* START INFORMATION PROVIDED *

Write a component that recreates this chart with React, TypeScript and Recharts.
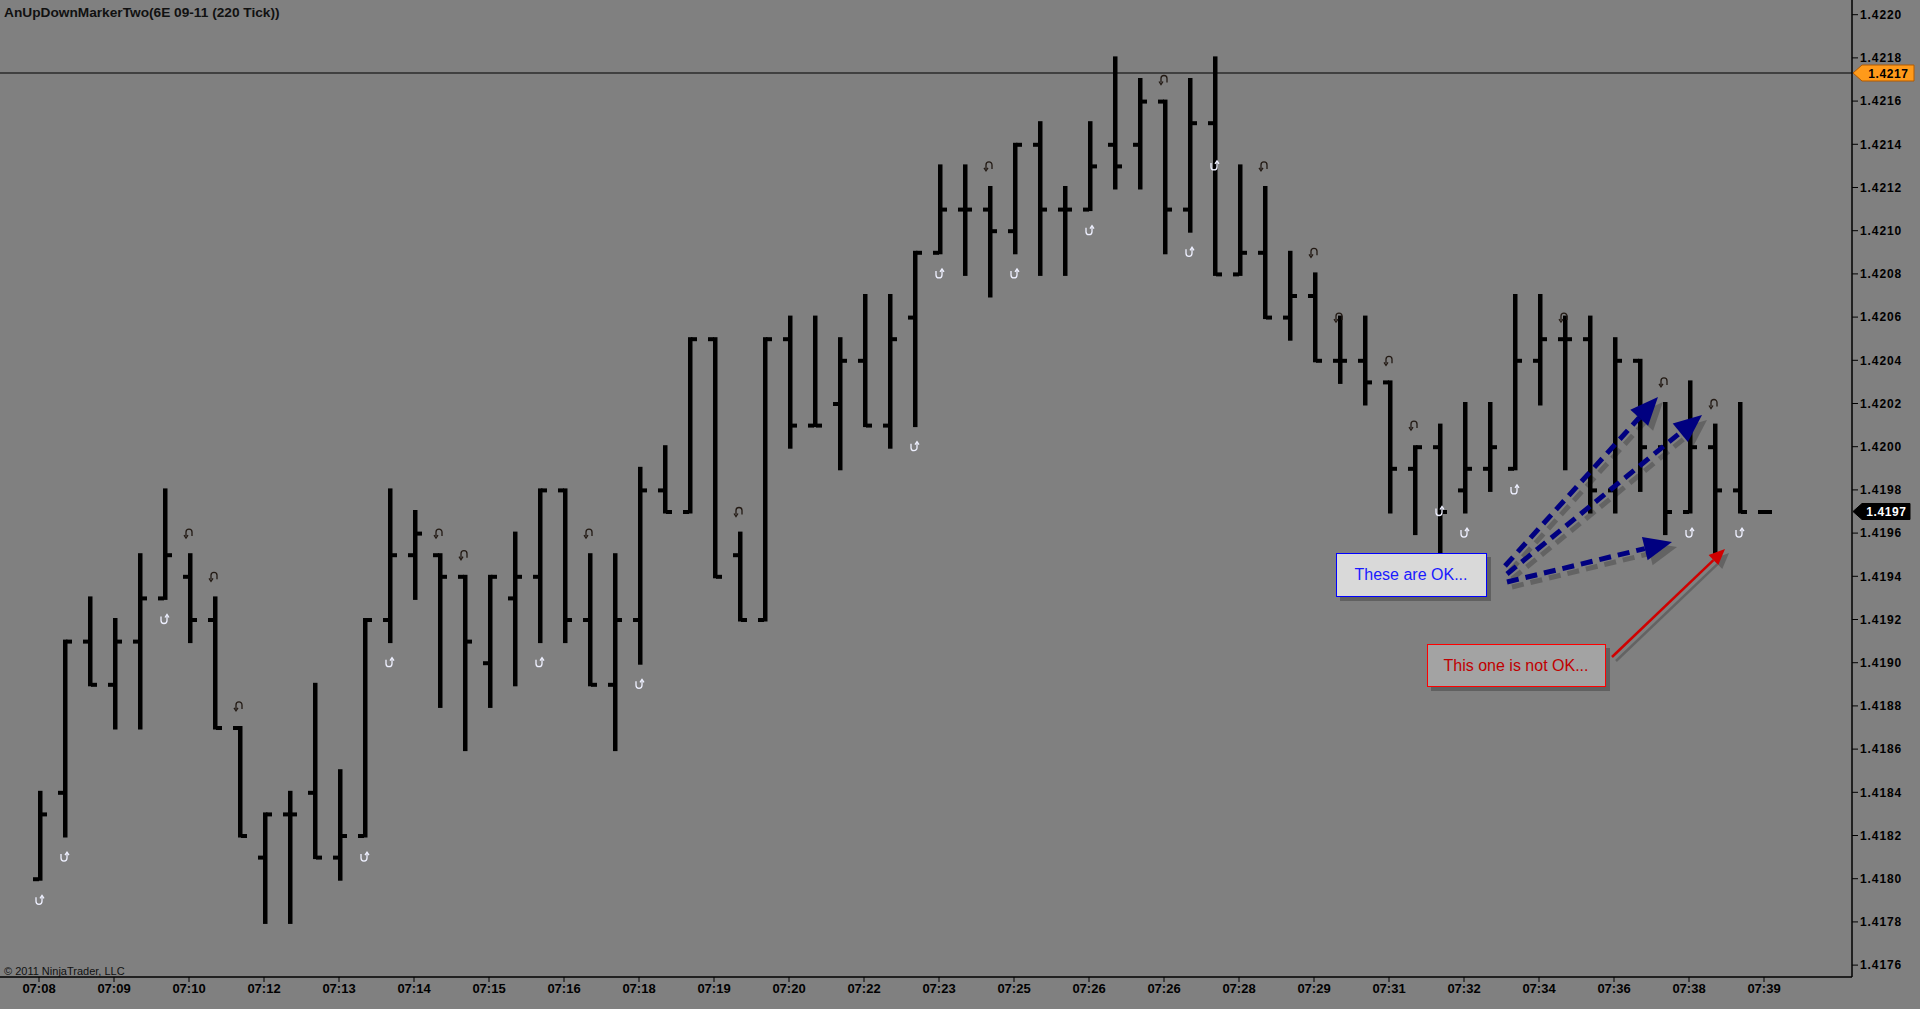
import React from "react";
import {
  ComposedChart,
  Bar,
  Scatter,
  XAxis,
  YAxis,
  ReferenceLine,
} from "recharts";

// x axis labels, one every third bar
const timeLabels = [
  "07:08", "07:09", "07:10", "07:12", "07:13", "07:14", "07:15", "07:16",
  "07:18", "07:19", "07:20", "07:22", "07:23", "07:25", "07:26", "07:26",
  "07:28", "07:29", "07:31", "07:32", "07:34", "07:36", "07:38", "07:39",
];

// 6E 09-11, 220 tick bars
const opens = [
  1.4180, 1.4184, 1.4191, 1.4189, 1.4191, 1.4193, 1.4194, 1.4192, 1.4187, 1.4181,
  1.4183, 1.4184, 1.4181, 1.4182, 1.4192, 1.4195, 1.4195, 1.4194, 1.4190, 1.4193,
  1.4194, 1.4198, 1.4192, 1.4189, 1.4192, 1.4198, 1.4197, 1.4205, 1.4195, 1.4192,
  1.4205, 1.4201, 1.4202, 1.4204, 1.4201, 1.4206, 1.4209, 1.4211, 1.4211, 1.4210,
  1.4214, 1.4211, 1.4211, 1.4214, 1.4214, 1.4216, 1.4211, 1.4215, 1.4208, 1.4209,
  1.4206, 1.4207, 1.4204, 1.4204, 1.4203, 1.4199, 1.4200, 1.4198, 1.4199, 1.4199,
  1.4204, 1.4205, 1.4205, 1.4198, 1.4204, 1.4200, 1.4197, 1.4200, 1.4198, 1.4197,
];
const highs = [
  1.4184, 1.4191, 1.4193, 1.4192, 1.4195, 1.4198, 1.4195, 1.4193, 1.4187, 1.4183,
  1.4184, 1.4189, 1.4185, 1.4192, 1.4198, 1.4197, 1.4195, 1.4194, 1.4194, 1.4196,
  1.4198, 1.4198, 1.4195, 1.4195, 1.4199, 1.4200, 1.4205, 1.4205, 1.4196, 1.4205,
  1.4206, 1.4206, 1.4205, 1.4207, 1.4207, 1.4209, 1.4213, 1.4213, 1.4212, 1.4214,
  1.4215, 1.4212, 1.4215, 1.4218, 1.4217, 1.4216, 1.4217, 1.4218, 1.4213, 1.4212,
  1.4209, 1.4208, 1.4206, 1.4206, 1.4203, 1.4200, 1.4201, 1.4202, 1.4202, 1.4207,
  1.4207, 1.4206, 1.4206, 1.4205, 1.4204, 1.4202, 1.4203, 1.4201, 1.4202, 1.4197,
];
const lows = [
  1.4180, 1.4182, 1.4189, 1.4187, 1.4187, 1.4193, 1.4191, 1.4187, 1.4182, 1.4178,
  1.4178, 1.4181, 1.4180, 1.4182, 1.4191, 1.4193, 1.4188, 1.4186, 1.4188, 1.4189,
  1.4191, 1.4191, 1.4189, 1.4186, 1.4190, 1.4197, 1.4197, 1.4194, 1.4192, 1.4192,
  1.4200, 1.4201, 1.4199, 1.4201, 1.4200, 1.4201, 1.4209, 1.4208, 1.4207, 1.4209,
  1.4208, 1.4208, 1.4211, 1.4212, 1.4212, 1.4209, 1.4210, 1.4208, 1.4208, 1.4206,
  1.4205, 1.4204, 1.4203, 1.4202, 1.4197, 1.4196, 1.4195, 1.4197, 1.4198, 1.4199,
  1.4202, 1.4199, 1.4197, 1.4197, 1.4198, 1.4196, 1.4197, 1.4195, 1.4197, 1.4197,
];
const closes = [
  1.4183, 1.4191, 1.4189, 1.4191, 1.4193, 1.4195, 1.4192, 1.4187, 1.4182, 1.4183,
  1.4183, 1.4181, 1.4182, 1.4192, 1.4195, 1.4196, 1.4194, 1.4191, 1.4194, 1.4194,
  1.4198, 1.4192, 1.4189, 1.4192, 1.4198, 1.4197, 1.4205, 1.4194, 1.4192, 1.4205,
  1.4201, 1.4201, 1.4204, 1.4201, 1.4205, 1.4209, 1.4211, 1.4211, 1.4210, 1.4214,
  1.4211, 1.4211, 1.4213, 1.4213, 1.4216, 1.4211, 1.4215, 1.4208, 1.4209, 1.4206,
  1.4207, 1.4204, 1.4204, 1.4203, 1.4199, 1.4200, 1.4197, 1.4199, 1.4200, 1.4204,
  1.4205, 1.4205, 1.4198, 1.4204, 1.4200, 1.4197, 1.4200, 1.4198, 1.4197, 1.4197,
];

// AnUpDownMarkerTwo output: [bar number (1-based), price]
const upMarkers = [
  [1, 1.4179], [2, 1.4181], [6, 1.4192], [14, 1.4181], [15, 1.4190], [21, 1.4190],
  [25, 1.4189], [36, 1.4200], [37, 1.4208], [40, 1.4208], [43, 1.4210], [47, 1.4209],
  [48, 1.4213], [57, 1.4197], [58, 1.4196], [60, 1.4198], [67, 1.4196], [69, 1.4196],
];
const downMarkers = [
  [7, 1.4196], [8, 1.4194], [9, 1.4188], [17, 1.4196], [18, 1.4195], [23, 1.4196],
  [29, 1.4197], [39, 1.4213], [46, 1.4217], [50, 1.4213], [52, 1.4209], [53, 1.4206],
  [55, 1.4204], [56, 1.4201], [62, 1.4206], [66, 1.4203], [68, 1.4202],
];

const priceTicks = [
  1.4176, 1.4178, 1.418, 1.4182, 1.4184, 1.4186, 1.4188, 1.419, 1.4192, 1.4194,
  1.4196, 1.4198, 1.42, 1.4202, 1.4204, 1.4206, 1.4208, 1.421, 1.4212, 1.4214,
  1.4216, 1.4218, 1.422,
];

const horizontalLine = 1.42173;
const lastPrice = 1.4197;

const upMap = new Map(upMarkers.map(([b, p]) => [b - 1, p]));
const downMap = new Map(downMarkers.map(([b, p]) => [b - 1, p]));

const data = opens.map((o, i) => ({
  idx: i,
  range: [lows[i], highs[i]],
  open: o,
  high: highs[i],
  low: lows[i],
  close: closes[i],
  up: upMap.has(i) ? upMap.get(i) : null,
  down: downMap.has(i) ? downMap.get(i) : null,
}));

const FONT = "'Liberation Sans', Arial, sans-serif";

const OhlcBar = (props: any) => {
  const { x, y, width, height, payload } = props;
  if (x == null || y == null || !payload) return <g />;
  const cx = Math.round(x + width / 2);
  const h = height || 0;
  const top = Math.min(y, y + h);
  const bot = Math.max(y, y + h);
  const span = payload.high - payload.low;
  if (span <= 0 || bot - top < 1) {
    // flat bar (last one, still forming)
    return <rect x={cx - 7} y={top - 1.5} width={14} height={4} fill="#000" />;
  }
  const k = (bot - top) / span;
  const yo = top + (payload.high - payload.open) * k;
  const yc = top + (payload.high - payload.close) * k;
  return (
    <g fill="#000">
      <rect x={cx - 2} y={top - 1.5} width={4.5} height={bot - top + 3.5} />
      <rect x={cx - 7} y={yo - 1.5} width={6} height={4} />
      <rect x={cx + 1} y={yc - 1.5} width={6} height={4} />
    </g>
  );
};

const UpMark = (p: any) => {
  if (!p.payload || p.payload.up == null) return <g />;
  const cx = p.cx;
  const cy = p.cy;
  return (
    <g fill="none" stroke="#eef0ff" strokeWidth={1.3}>
      <path d={`M${cx - 3},${cy - 3}V${cy + 1}A3,3 0 0 0 ${cx + 3},${cy + 1}V${cy - 4}`} />
      <path d={`M${cx + 1},${cy - 2}L${cx + 3},${cy - 5}L${cx + 5},${cy - 2}`} />
    </g>
  );
};

const DownMark = (p: any) => {
  if (!p.payload || p.payload.down == null) return <g />;
  const cx = p.cx;
  const cy = p.cy;
  return (
    <g fill="none" stroke="#231a14" strokeWidth={1.3}>
      <path d={`M${cx - 3},${cy + 3}V${cy - 1}A3,3 0 0 1 ${cx + 3},${cy - 1}V${cy + 3}`} />
      <path d={`M${cx - 5},${cy + 2}L${cx - 3},${cy + 5}L${cx - 1},${cy + 2}`} />
    </g>
  );
};

const priceTag = (text: string, fill: string, color: string, w: number) => (props: any) => {
  const vb = props.viewBox || {};
  const x = (vb.x || 0) + (vb.width || 0);
  const y = vb.y || 0;
  return (
    <g>
      <polygon
        points={`${x + 1},${y} ${x + 10},${y - 8} ${x + w},${y - 8} ${x + w},${y + 8} ${x + 10},${y + 8}`}
        fill={fill}
        stroke={fill === "#000" ? "#000" : "#b35a00"}
        strokeWidth={1}
      />
      <text
        x={x + 11 + (w - 11) / 2}
        y={y + 4.5}
        textAnchor="middle"
        fill={color}
        fontFamily={FONT}
        fontWeight="bold"
        fontSize={12}
        letterSpacing={0.6}
      >
        {text}
      </text>
    </g>
  );
};

function head(x1: number, y1: number, x2: number, y2: number, len: number, half: number) {
  const dx = x2 - x1;
  const dy = y2 - y1;
  const d = Math.hypot(dx, dy);
  const ux = dx / d;
  const uy = dy / d;
  const bx = x2 - ux * len;
  const by = y2 - uy * len;
  return {
    pts: `${x2},${y2} ${bx - uy * half},${by + ux * half} ${bx + uy * half},${by - ux * half}`,
    bx,
    by,
  };
}

const blueArrows = [
  [1505, 566, 1658, 397],
  [1507, 574, 1702, 415],
  [1507, 582, 1672, 542],
];

function Annotations() {
  const red = head(1612, 657, 1725, 549, 16, 7);
  return (
    <svg
      width={1920}
      height={1009}
      style={{ position: "absolute", left: 0, top: 0, pointerEvents: "none" }}
    >
      <text x={4} y={17} fontFamily={FONT} fontWeight="bold" fontSize={13.7} fill="#111">
        AnUpDownMarkerTwo(6E 09-11 (220 Tick))
      </text>
      <text x={4} y={975} fontFamily={FONT} fontSize={11} fill="#111">
        © 2011 NinjaTrader, LLC
      </text>

      {/* blue dashed arrows with soft shadow */}
      {blueArrows.map(([x1, y1, x2, y2], i) => {
        const hd = head(x1, y1, x2, y2, 28, 12);
        return (
          <g key={`s${i}`} transform="translate(5,5)" opacity={0.22}>
            <line x1={x1} y1={y1} x2={hd.bx} y2={hd.by} stroke="#000" strokeWidth={5} strokeDasharray="12 7" />
            <polygon points={hd.pts} fill="#000" />
          </g>
        );
      })}
      {blueArrows.map(([x1, y1, x2, y2], i) => {
        const hd = head(x1, y1, x2, y2, 28, 12);
        return (
          <g key={`a${i}`}>
            <line x1={x1} y1={y1} x2={hd.bx} y2={hd.by} stroke="#000080" strokeWidth={5} strokeDasharray="12 7" />
            <polygon points={hd.pts} fill="#000080" />
          </g>
        );
      })}

      {/* red arrow */}
      <g transform="translate(4,4)" opacity={0.22}>
        <line x1={1612} y1={657} x2={red.bx} y2={red.by} stroke="#000" strokeWidth={2.5} />
        <polygon points={red.pts} fill="#000" />
      </g>
      <line x1={1612} y1={657} x2={red.bx} y2={red.by} stroke="#d00000" strokeWidth={2.5} />
      <polygon points={red.pts} fill="#d00000" />

      {/* text boxes */}
      <rect x={1340} y={557} width={151} height={44} fill="#000" opacity={0.25} />
      <rect x={1336.5} y={553.5} width={150} height={43} fill="#d9d9d9" stroke="#0000ff" strokeWidth={1} />
      <text x={1411} y={580} textAnchor="middle" fontFamily={FONT} fontSize={16} fill="#1a1aff">
        These are OK...
      </text>

      <rect x={1431} y={648} width={179} height={43} fill="#000" opacity={0.25} />
      <rect x={1427.5} y={644.5} width={178} height={42} fill="#a3a3a3" stroke="#ff0000" strokeWidth={1} />
      <text x={1516} y={671} textAnchor="middle" fontFamily={FONT} fontSize={16} fill="#c00000">
        This one is not OK...
      </text>
    </svg>
  );
}

export default function App() {
  return (
    <div
      style={{
        position: "absolute",
        left: 0,
        top: 0,
        width: 1920,
        height: 1009,
        background: "#808080",
        overflow: "hidden",
      }}
    >
      <ComposedChart
        width={1920}
        height={1009}
        data={data}
        margin={{ top: 0, right: 0, bottom: 0, left: 0 }}
      >
        <XAxis
          dataKey="idx"
          type="category"
          interval={2}
          padding={{ left: 26.5, right: 75.5 }}
          height={32}
          tickSize={5}
          tickMargin={2}
          axisLine={{ stroke: "#000", strokeWidth: 1.5 }}
          tickLine={{ stroke: "#000" }}
          tick={{ fill: "#000", fontSize: 13, fontWeight: "bold", fontFamily: FONT }}
          tickFormatter={(v: number) => timeLabels[Math.round(v / 3)] || ""}
        />
        <YAxis
          orientation="right"
          type="number"
          domain={[1.417545, 1.422068]}
          ticks={priceTicks}
          allowDataOverflow
          width={68}
          tickSize={6}
          tickMargin={2}
          axisLine={{ stroke: "#000", strokeWidth: 1.5 }}
          tickLine={{ stroke: "#000" }}
          tick={{ fill: "#000", fontSize: 12, fontWeight: "bold", fontFamily: FONT, letterSpacing: 0.9 }}
          tickFormatter={(v: number) => v.toFixed(4)}
        />
        <ReferenceLine
          y={horizontalLine}
          stroke="#000"
          strokeWidth={1}
          ifOverflow="visible"
          label={priceTag(horizontalLine.toFixed(4), "#ff9a1a", "#000", 62)}
        />
        <ReferenceLine
          y={lastPrice}
          stroke="none"
          strokeOpacity={0}
          ifOverflow="visible"
          label={priceTag(lastPrice.toFixed(4), "#000", "#fff", 58)}
        />
        <Bar dataKey="range" barSize={20} shape={OhlcBar} isAnimationActive={false} />
        <Scatter dataKey="up" shape={UpMark} isAnimationActive={false} />
        <Scatter dataKey="down" shape={DownMark} isAnimationActive={false} />
      </ComposedChart>
      <Annotations />
    </div>
  );
}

* END INFORMATION PROVIDED *

THE PROBLEM:
Show each line holding the word "React".

ANSWER:
Write a component that recreates this chart with React, TypeScript and Recharts.
import React from "react";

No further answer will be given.